#### [Set problem]
Pictures stay out. Extract the lines below from the first one through the line with "value_ticks = [0, 1, 2, 3]", both included.
━━━━━ Data extract ━━━━━
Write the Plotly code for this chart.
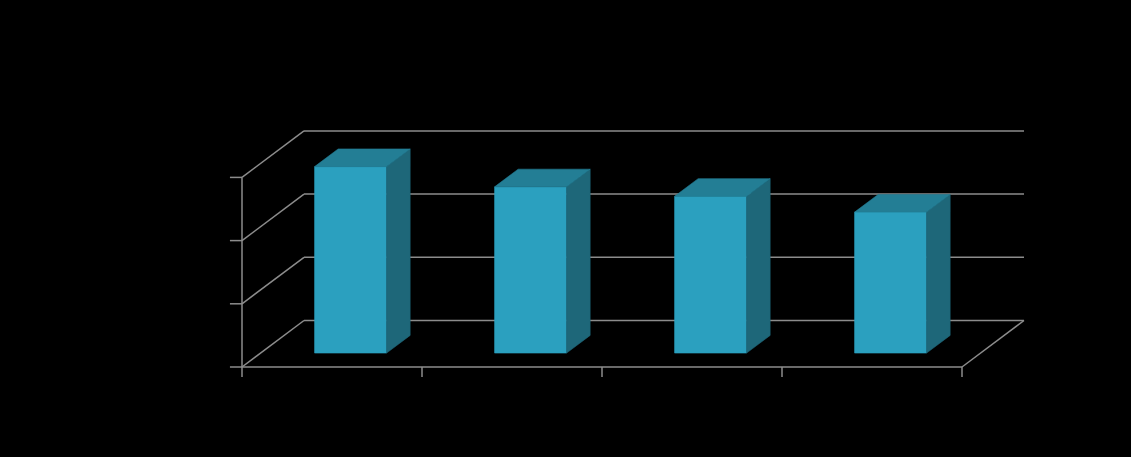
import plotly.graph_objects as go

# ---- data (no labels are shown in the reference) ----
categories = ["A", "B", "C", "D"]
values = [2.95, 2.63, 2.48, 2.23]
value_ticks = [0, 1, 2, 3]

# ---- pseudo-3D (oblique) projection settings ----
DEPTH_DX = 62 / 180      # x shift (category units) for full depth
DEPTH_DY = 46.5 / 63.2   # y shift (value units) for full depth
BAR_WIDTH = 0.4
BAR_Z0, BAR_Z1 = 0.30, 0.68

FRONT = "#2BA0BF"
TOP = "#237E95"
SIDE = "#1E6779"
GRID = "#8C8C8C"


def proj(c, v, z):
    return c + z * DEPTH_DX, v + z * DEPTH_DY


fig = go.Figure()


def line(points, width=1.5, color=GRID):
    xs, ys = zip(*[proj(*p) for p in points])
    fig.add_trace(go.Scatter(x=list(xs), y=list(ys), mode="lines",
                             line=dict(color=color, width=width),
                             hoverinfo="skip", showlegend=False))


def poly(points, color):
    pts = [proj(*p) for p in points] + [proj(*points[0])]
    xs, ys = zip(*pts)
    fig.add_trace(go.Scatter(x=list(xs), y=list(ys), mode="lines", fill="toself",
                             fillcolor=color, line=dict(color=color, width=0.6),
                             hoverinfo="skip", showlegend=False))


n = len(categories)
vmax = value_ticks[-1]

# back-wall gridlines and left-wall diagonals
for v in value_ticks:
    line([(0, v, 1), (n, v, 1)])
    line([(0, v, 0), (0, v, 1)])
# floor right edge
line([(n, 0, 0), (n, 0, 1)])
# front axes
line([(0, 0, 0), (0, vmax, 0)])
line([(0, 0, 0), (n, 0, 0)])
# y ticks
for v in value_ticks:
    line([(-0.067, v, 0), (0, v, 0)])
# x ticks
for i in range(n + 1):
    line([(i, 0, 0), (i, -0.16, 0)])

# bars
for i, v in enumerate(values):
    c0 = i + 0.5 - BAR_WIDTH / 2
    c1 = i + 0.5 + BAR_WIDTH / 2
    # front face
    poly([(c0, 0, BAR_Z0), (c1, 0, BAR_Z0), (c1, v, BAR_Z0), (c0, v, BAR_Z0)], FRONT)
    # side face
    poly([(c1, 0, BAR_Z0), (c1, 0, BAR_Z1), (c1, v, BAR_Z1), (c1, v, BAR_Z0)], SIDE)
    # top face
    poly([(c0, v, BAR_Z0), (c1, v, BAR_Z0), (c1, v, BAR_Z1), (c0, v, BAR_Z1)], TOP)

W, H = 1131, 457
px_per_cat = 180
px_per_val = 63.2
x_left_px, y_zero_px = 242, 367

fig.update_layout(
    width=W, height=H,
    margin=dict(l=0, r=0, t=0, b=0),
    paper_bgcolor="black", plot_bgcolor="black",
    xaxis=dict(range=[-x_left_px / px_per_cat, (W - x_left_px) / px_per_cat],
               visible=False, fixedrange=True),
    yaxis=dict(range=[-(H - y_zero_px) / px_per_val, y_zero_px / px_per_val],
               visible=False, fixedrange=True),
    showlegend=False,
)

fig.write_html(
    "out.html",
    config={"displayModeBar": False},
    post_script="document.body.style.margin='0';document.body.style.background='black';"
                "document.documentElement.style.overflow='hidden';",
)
━━━━━
#### [Output for this exercise]
Write the Plotly code for this chart.
import plotly.graph_objects as go

# ---- data (no labels are shown in the reference) ----
categories = ["A", "B", "C", "D"]
values = [2.95, 2.63, 2.48, 2.23]
value_ticks = [0, 1, 2, 3]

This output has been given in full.